Tuesday 27 April 2010

Can games ever be art? Yahtzee v's Ebert

Two points of view.  Film critic v's game critic.  Guess who thinks what?  Or alternatively read their posts on the subject (Yahtzee here,  Ebert here) to find out.

To find out what I think read on.

For me lots of art can be throw away.  There's plenty of pop music churned out year after year that is lazily labelled as having been created by 'artists'.  Not all art lasts in the social consciousness forever, certainly not all art needs to.  Being throw away devalues it but doesn't stop it being art.

Ebert's piece is a critique of another article about gaming, which basically argues that gaming hasn't reached the Sistine Chapel stage yet, that it's still at the cave painting stage.
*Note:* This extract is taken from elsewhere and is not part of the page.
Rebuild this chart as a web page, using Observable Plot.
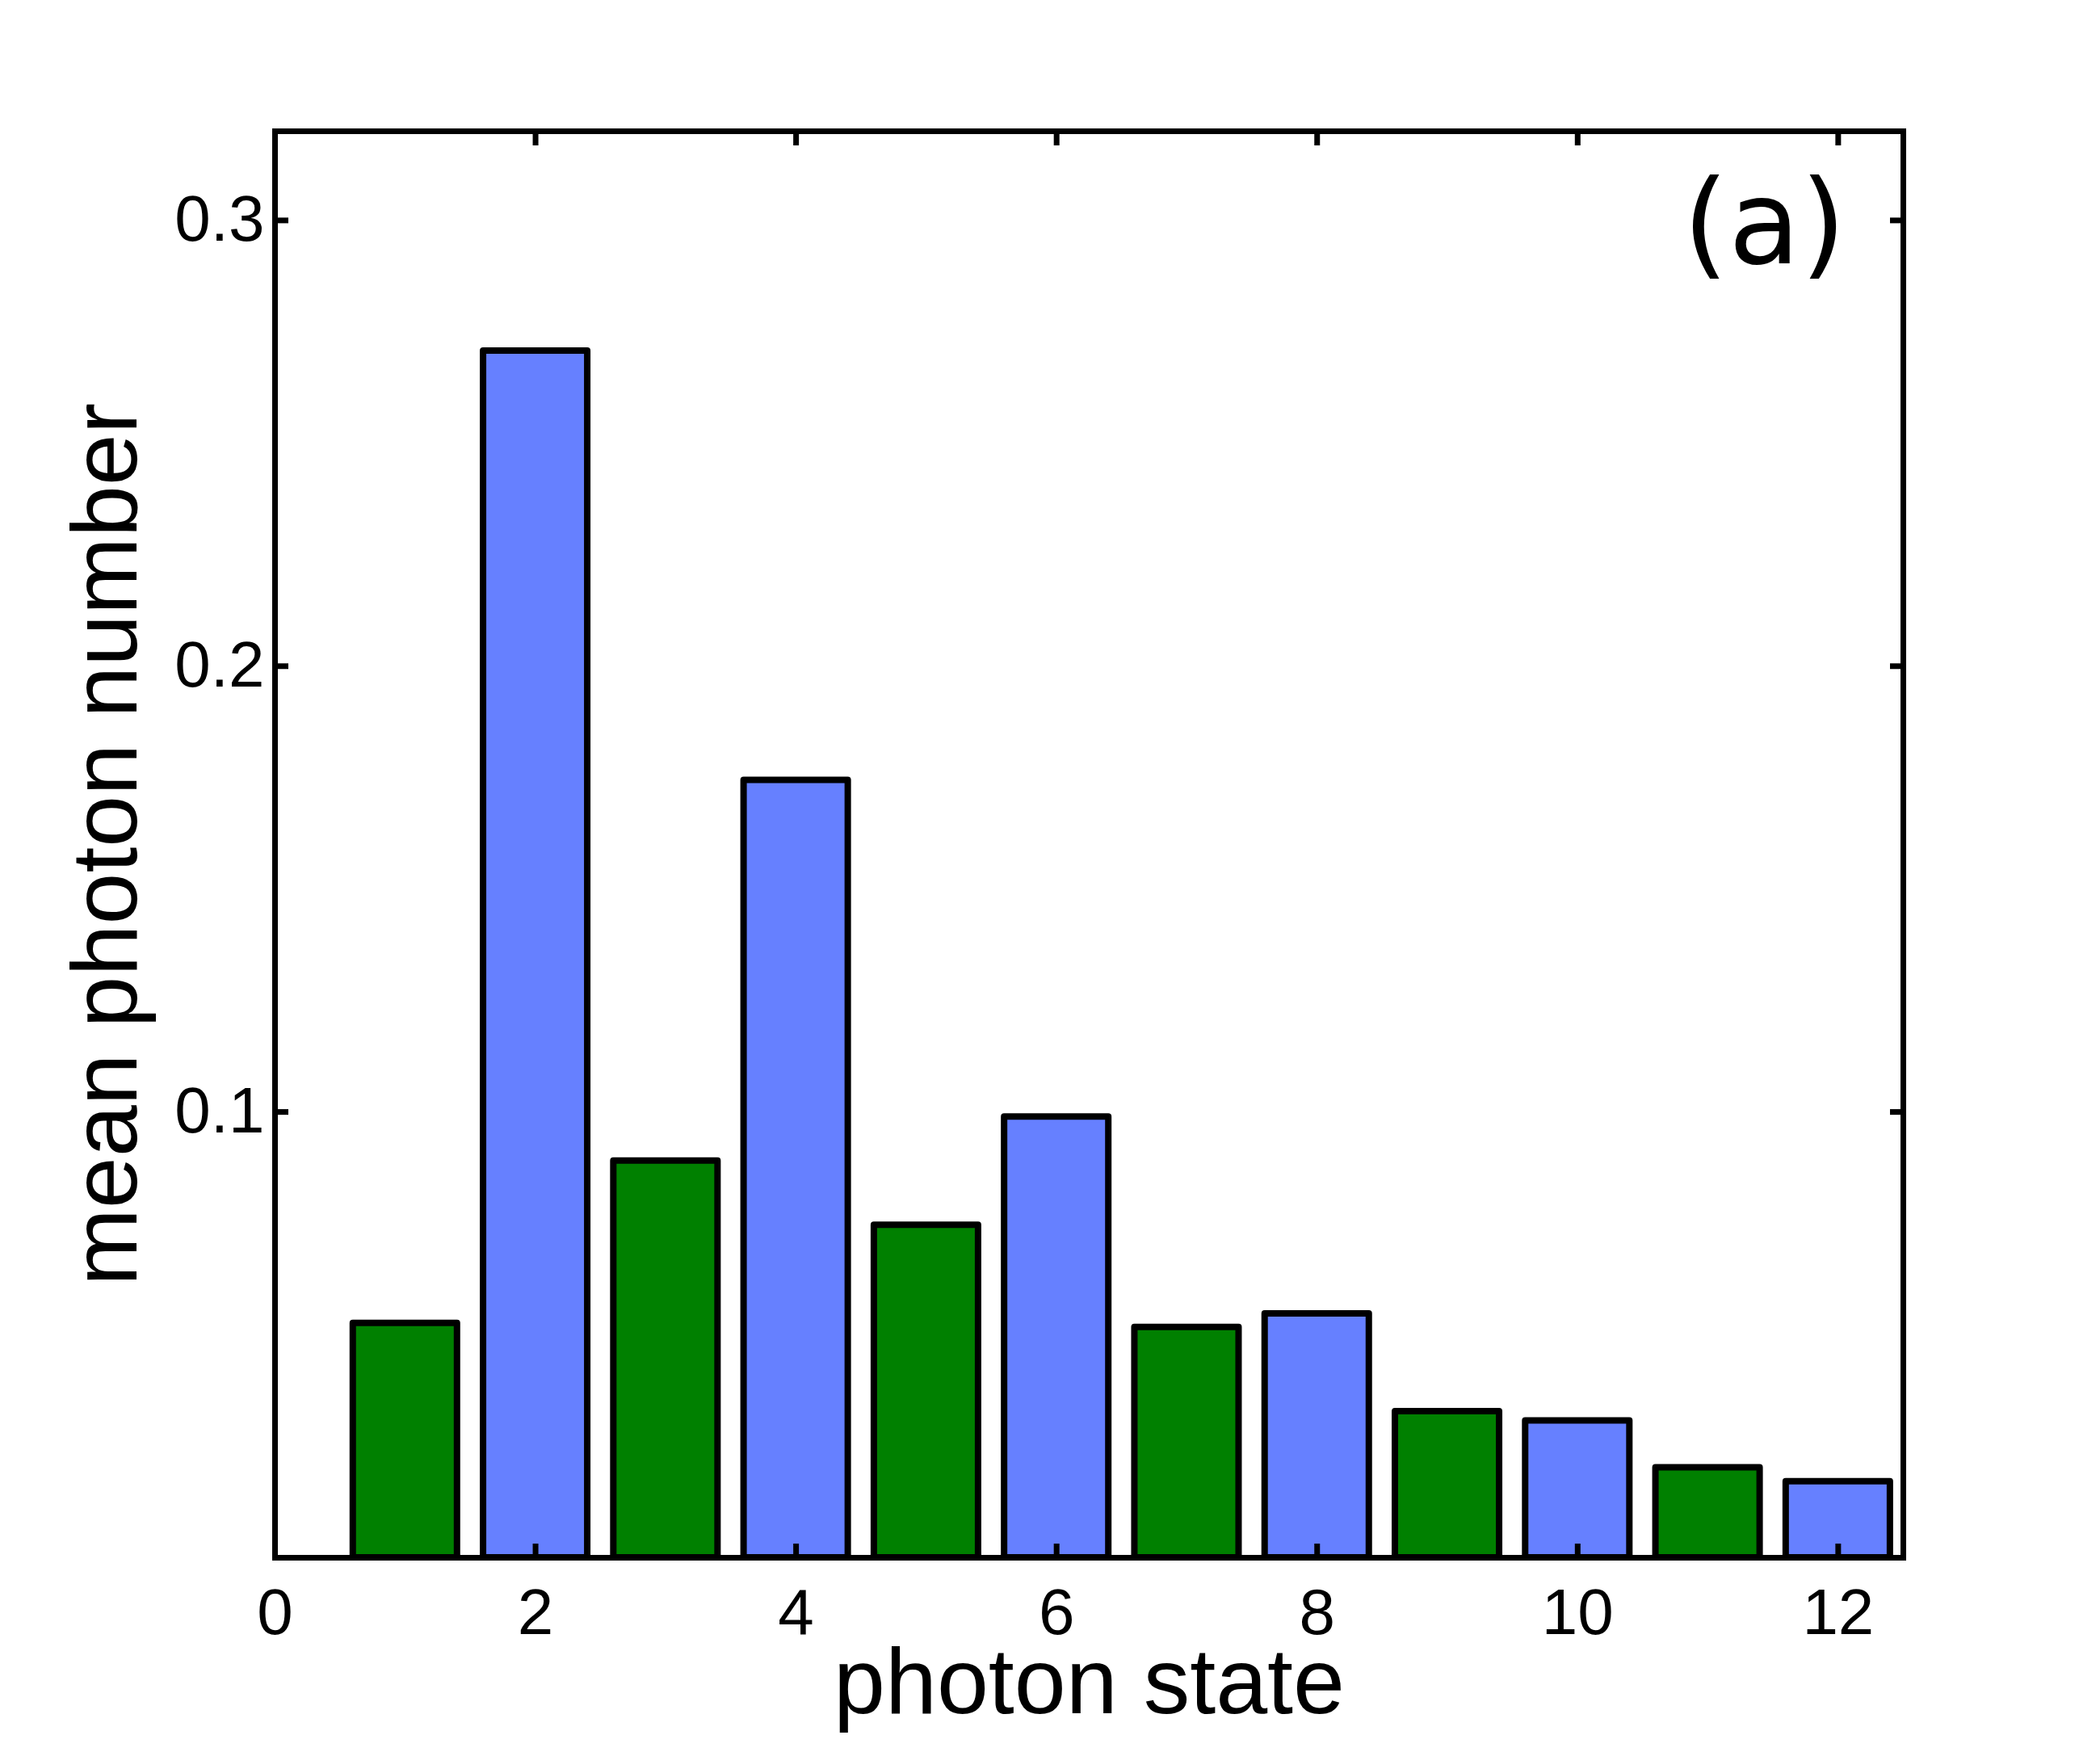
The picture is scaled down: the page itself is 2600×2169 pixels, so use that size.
<!DOCTYPE html>
<html>
<head>
<meta charset="utf-8">
<script src="https://cdn.jsdelivr.net/npm/d3@7"></script>
<script src="https://cdn.jsdelivr.net/npm/@observablehq/plot@0.6"></script>
<style>
  html, body { margin: 0; padding: 0; background: #fff; }
  #chart svg { display: block; }
</style>
</head>
<body>
<div id="chart"></div>
<script>
// ---- data ----
const states = [0, 1, 2, 3, 4, 5, 6, 7, 8, 9, 10, 11, 12];
const meanPhotons = [0, 0.0526, 0.2707, 0.0890, 0.1744, 0.0746, 0.0989, 0.0517, 0.0547, 0.0328, 0.0307, 0.0202, 0.0171];
const oddColor = "#008000";
const evenColor = "#6680ff";
const xTicks = [0, 2, 4, 6, 8, 10, 12];
const yTicks = [0.1, 0.2, 0.3];
const xTitle = "photon state";
const yTitle = "mean photon number";
const panelLabel = "(a)";

const bars = states.map((s, i) => ({
  state: s,
  value: meanPhotons[i],
  color: s % 2 === 1 ? oddColor : evenColor
}));

const halfWidth = 0.4;

const chart = Plot.plot({
  width: 2600,
  height: 2169,
  marginLeft: 340,
  marginRight: 244,
  marginTop: 162,
  marginBottom: 241,
  style: {
    fontFamily: "'Liberation Sans', Arial, sans-serif",
    fontSize: "80px",
    color: "#000",
    background: "#fff"
  },
  x: { domain: [0, 12.5] },
  y: { domain: [0, 0.32] },
  marks: [
    Plot.rect(bars, {
      x1: d => d.state - halfWidth,
      x2: d => d.state + halfWidth,
      y1: 0,
      y2: "value",
      fill: "color",
      stroke: "#000",
      strokeWidth: 8,
      strokeLinejoin: "round",
      clip: true
    }),
    Plot.frame({ stroke: "#000", strokeWidth: 7 }),
    Plot.axisX(xTicks, { anchor: "bottom", tickSize: -17, tickPadding: 55, strokeWidth: 7, label: null, tickFormat: d => String(d) }),
    Plot.axisX(xTicks, { anchor: "top", tickSize: -17, strokeWidth: 7, fill: "none", label: null }),
    Plot.axisY(yTicks, { anchor: "left", tickSize: -17, tickPadding: 30, strokeWidth: 7, label: null, tickFormat: d => d.toFixed(1) }),
    Plot.axisY(yTicks, { anchor: "right", tickSize: -17, strokeWidth: 7, fill: "none", label: null }),
    Plot.text([xTitle], { frameAnchor: "bottom", textAnchor: "middle", lineAnchor: "bottom", dy: 192, fontSize: 115 }),
    Plot.text([yTitle], { frameAnchor: "left", textAnchor: "middle", rotate: -90, lineAnchor: "bottom", dx: -172, fontSize: 115 }),
    Plot.text([panelLabel], { frameAnchor: "top-right", textAnchor: "end", lineAnchor: "bottom", dx: -71, dy: 163, fontSize: 145, fontFamily: "'DejaVu Sans', sans-serif" })
  ]
});

document.getElementById("chart").appendChild(chart);
</script>
</body>
</html>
Ebert says that it can never evolve beyond that point, that it can not and never will be art because gaming is about winning something.
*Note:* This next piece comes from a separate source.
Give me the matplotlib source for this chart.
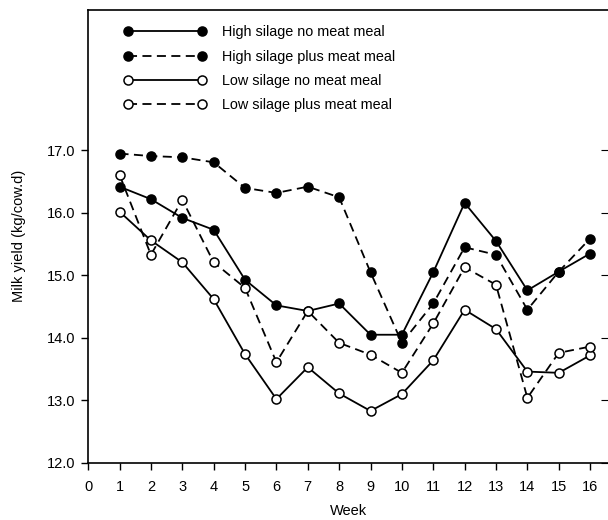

Yahtzee has his own definition of what art is and fits his feeling about gaming into that.

The big problem that games have is not the evolution of the guys that make the games it's the evolution of the hardware that they make them for.  Every new generation of machines makes the previous generations look old and tired and by our nature we do, in general, move on from those older titles that don't shine quite as much as we want them too.  It's like saying the Sistine Chapel ceiling is more worthy than the cave painting because the surface it's painted on is a better one.

Since people started making games that we could play in arcades or at home there's been artistic design.  Sure every so often a title comes along that moves that forward or in a new direction but the best games combine three elements and one of those is art.

Look beyond the hype and over the top nature of something like Call of Duty and take a wander around a multi player map on your own.  Take in the lovingly crafted detail and the sense of scale.  Someone somewhere came up with that.  Then a team of people at Infinity Ward brought it to life, filled it with specks of dust and sound effects.  Move around a map on your own and the you get struck by how eerie it feels without anyone else there but the map still breathes, still feels alive.  In ten years time we won't care about Modern Warfare 2.  We'll probably be obsessed with 3D and some god forsaken motion controller that makes the whole thing ridiculously immersive.  And ten years after that it'll be something else.

Gaming constantly evolves.  It's already produced art.  It's just by it's nature 'throw away art'.  I agree with Yahtzee that art can be about being emotionally connected to something, being moved by a moment.  But it can also be about awe.  Just looking at something or experiencing something that genuinely makes you go 'WTF?!! How did they make that?!' or just 'WTF?!!!!!!'

Unless your involved in gaming it's hard to take it seriously.  I get that, gamers get a bad press.  Companies like Infinity Ward don't do us any favours by including ill thought out scenes at airports.  But scratch beneath the surface and there's so much creativity going on it's frightening.  Often it's not in the big titles either but rather in the cheaper downloadable content that you find the real steps forward.  What's interesting about that is the growth of older gaming models.  2D platformers continue to develop.  Look at Little Big Planet as an example.  Or Braid.  These titles don't use 3D, just great design and game play to suck you in.  And they are both gorgeous to look at.  Old style design that still has much to give, gaming has learnt that it's past is not necessarily history and this is a good thing.  The medium has started to slow down it's desperate need to throw more tech at itself and started to gibe it's self some time to grow.  I genuinely hope we do get another three years out of the PS3 and Xbox before things lurch forward again.

Can gaming ever produce 'great art' that stands the test of time?  Maybe not.  But is any of it art right now?  Sure.

If you have a PS3, get Flower.  It's the best example of how gaming can be more than anyone thought it could be and the closest the medium has got to the Sistine Chapel.*

Do we need it, as gamers, to be labelled as 'art'?  Hell no.  Enjoy it still feeling underground while you can.  The Wii generation is coming to spoil it all.


*Put that in your Pope and smoke it.

1 comment:

  1. One of the most artistic games I have ever played was Psychonauts. The art design that went into the various levels/characters and backgrounds was astounding.